Schule ist der Ernst des Lebens. „Wir brauchen Kinder, die funktionieren. Wer braucht schon ein Kind, das lacht“, das merkt der bayrische Liedermacher Konstantin Wecker kritisch an. Wochenenden gibt es sowieso schon lange nicht mehr. Denn auch da ist Lernen angesagt. Wenn meine Freundin zum Elternsprechtag geht, wird ihr gesagt, dass ihre Kinder nicht die richtige Arbeitshaltung haben, dass sie zu langsam sind, dass sie zu wenig lernen, dass wohl nie was aus ihnen werden wird, wenn das so weitergeht. Und trotzdem will meine Freundin, dass die Kinder ins Gymnasium gehen, denn ohne Gymnasium haben sie später mal keine Chance. Sie streitet mit ihrem Mann, denn der sieht alles anders: Lass doch den Kindern ihren Freiraum. Sie sagt: Nein, ich muss den Kindern helfen, in diesem System zu bestehen. Das Klima in der Familie ist schlecht. Die Kinder freuen sich nicht auf die Schule. - Irgendwas stimmt da nicht.

Irgendwas stimmt nicht

Ich bin Lehrerin und höre die anderen Lehrerinnen reden im Konferenzzimmer: Die Kinder heutzutage werden immer schwieriger. Viele haben ihre Hefte und Bücher nicht mit, machen keine Hausübungen. Sie kriegen keine Unterstützung von zu Hause. Ja, im Gegenteil, die Frau Müller war gestern bei mir und hat sich beschwert, dass der Lukas viel zu viel Hausübung kriegt und außerdem, dass ich die Schularbeit ungerecht beurteilt habe. Die Mutter hat ja keine Ahnung, wie sich ihr Kind bei uns aufführt! Fehlt nur noch, dass der Vater, der Rechtsanwalt ist, eine Klage einbringt.

Zwischenruf
Sonntag, 11.9.2016, 6.55 Uhr, Ö1

Puh, wie vertrete ich das gegenüber dem Direktor? Krieg ich jemals einen dauerhaften Vertrag als Lehrerin? Ich habe überhaupt keine Freizeit mehr. Ich arbeite die Wochenenden durch, um Hausübungen zu korrigieren, Tests und Schularbeiten vorzubereiten, Klassenbuch, Notenkatalog und Schülerverwaltungsprogramm zu bedienen, Entschuldigungen der Kinder abzuhaken, die Geldeinzahlungen für Klassenkasse, Kopierkosten, Sportwoche und anderes zu kontrollieren, e-mails von Eltern zu beantworten, Lehrausgänge zu planen und vor allem die Matura zusammenzustellen. Ich soll eine perfekte Unterrichtsdiagnostik machen, damit ich genau weiß, welchem meiner 25 Schülerinnen welche Kompetenzen fehlen und dann muss ich ein spezielles Förderprogramm für all diese Mängel erarbeiten. Und dabei habe ich selber Kinder, Familie. Wie soll ich das alles schaffen? Wann habe ich Zeit für mich selbst? - Irgendwas stimmt da nicht.

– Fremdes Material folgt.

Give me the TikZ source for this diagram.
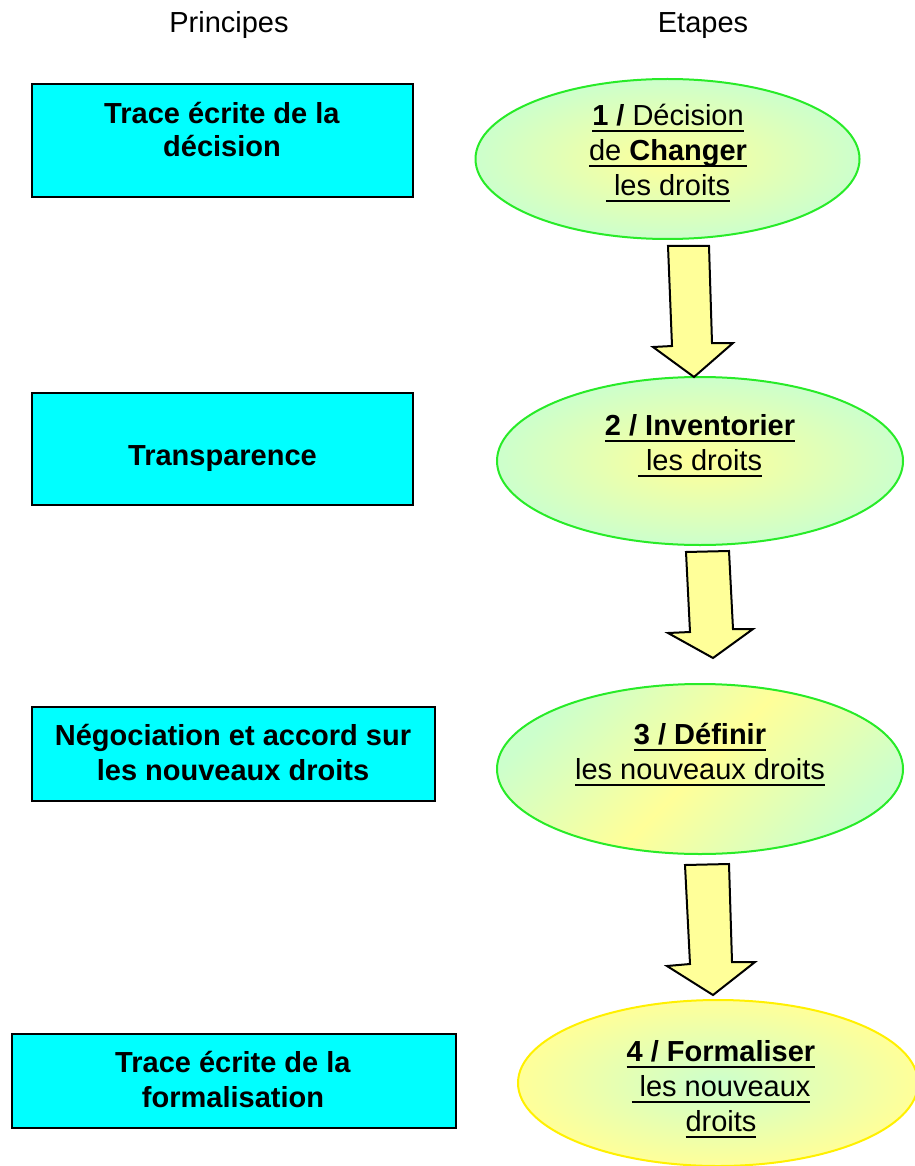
\documentclass[tikz,border=0pt]{standalone}
\usepackage{fontspec}
\setmainfont{Liberation Sans}
\usetikzlibrary{shapes.geometric}
\newcommand\ulx[1]{\setbox0=\hbox{#1}\rlap{\rule[-6.5pt]{\wd0}{2pt}}\box0}
\definecolor{cyanbox}{RGB}{0,255,255}
\definecolor{lgreen}{RGB}{204,255,204}
\definecolor{lyellow}{RGB}{255,255,153}
\definecolor{brgreen}{RGB}{40,235,40}
\definecolor{bryellow}{RGB}{255,240,0}
\begin{document}
\begin{tikzpicture}[x=1pt,y=-1pt,
  every node/.style={inner sep=0pt, outer sep=0pt},
  txt/.style={font=\fontsize{29}{33}\selectfont, anchor=base, align=center},
  wide/.style={font=\fontsize{29}{35}\selectfont},
  princ/.style={draw=black, line width=1.5pt, fill=cyanbox, rectangle},
  etape/.style={ellipse, draw=brgreen, line width=2pt},
  blockarrow/.style={draw=black, line width=2pt, fill=lyellow, line join=miter}
]
\useasboundingbox[fill=white] (0,0) rectangle (914,1166);

% headers
\node[txt] (hp) at (229,33) {Principes};
\node[txt] (he) at (703,33) {Etapes};

% principle boxes
\node[princ, minimum width=381pt, minimum height=113pt] (p1) at (222.5,140.5) {};
\node[princ, minimum width=381pt, minimum height=112pt] (p2) at (222.5,449) {};
\node[princ, minimum width=403pt, minimum height=94pt] (p3) at (233.5,754) {};
\node[princ, minimum width=444pt, minimum height=94pt] (p4) at (234,1081) {};

\node[txt] (p1t) at (222,157) {\textbf{Trace écrite de la}\\\textbf{décision}};
\node[txt] (p2t) at (222.5,465) {\textbf{Transparence}};
\node[txt, wide] (p3t) at (233,780) {\textbf{Négociation et accord sur}\\\textbf{les nouveaux droits}};
\node[txt, wide] (p4t) at (233,1107) {\textbf{Trace écrite de la}\\\textbf{formalisation}};

% step ellipses
\node[etape, minimum width=384pt, minimum height=160pt, inner color=lyellow, outer color=lgreen] (e1) at (667.5,159) {};
\node[etape, minimum width=406pt, minimum height=168pt, inner color=lyellow, outer color=lgreen] (e2) at (700,461) {};
\node[etape, minimum width=406pt, minimum height=170pt, top color=lgreen, bottom color=lgreen, middle color=lyellow, shading angle=45] (e3) at (700,769) {};
\node[etape, draw=bryellow, minimum width=400pt, minimum height=166pt, inner color=lgreen, outer color=lyellow] (e4) at (718,1083) {};

\node[txt, wide] (e1t) at (668,196) {\ulx{\textbf{1 /} Décision}\\\ulx{de \textbf{Changer}}\\\ulx{\ les droits}};
\node[txt, wide] (e2t) at (700,470) {\ulx{\textbf{2 / Inventorier}}\\\ulx{\ les droits}};
\node[txt, wide] (e3t) at (700,779) {\ulx{\textbf{3 / Définir}}\\\ulx{les nouveaux droits}};
\node[txt, wide] (e4t) at (721,1131) {\ulx{\textbf{4 / Formaliser}}\\\ulx{\ les nouveaux}\\\ulx{droits}};

% block arrows
\draw[blockarrow] (668,246) -- (709,246) -- (712,343) -- (733,343) -- (694,377) -- (653,347) -- (672,346) -- cycle;
\draw[blockarrow] (686,552) -- (729,551) -- (733,629) -- (753,629) -- (713,658) -- (668,633) -- (690,632) -- cycle;
\draw[blockarrow] (685,865) -- (729,864) -- (732,962) -- (755,962) -- (713,995) -- (667,966) -- (690,964) -- cycle;
\end{tikzpicture}
\end{document}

Wie schön wäre es, wenn Kinder als Ebenbilder Gottes Raum und Zeit hätten, ihre ganz speziellen von Gott geschenkten Talente zu entwickeln. Wenn Eltern, Lehrerinnen und Lehrer zusammenwirken und gemeinsam staunen über die Kreativität der Kinder und über die Fragen, die sie stellen. Wenn sie gemeinsam fördernde Anregungen entwickeln und behutsame und klare Grenzen setzen. Wenn die Liebe wachsen kann in uns Erziehenden. Wenn Kinder, Eltern, Lehrerinnen und Lehrer den Sonntag wieder als Ruhetag genießen und wir alle wieder lachen können.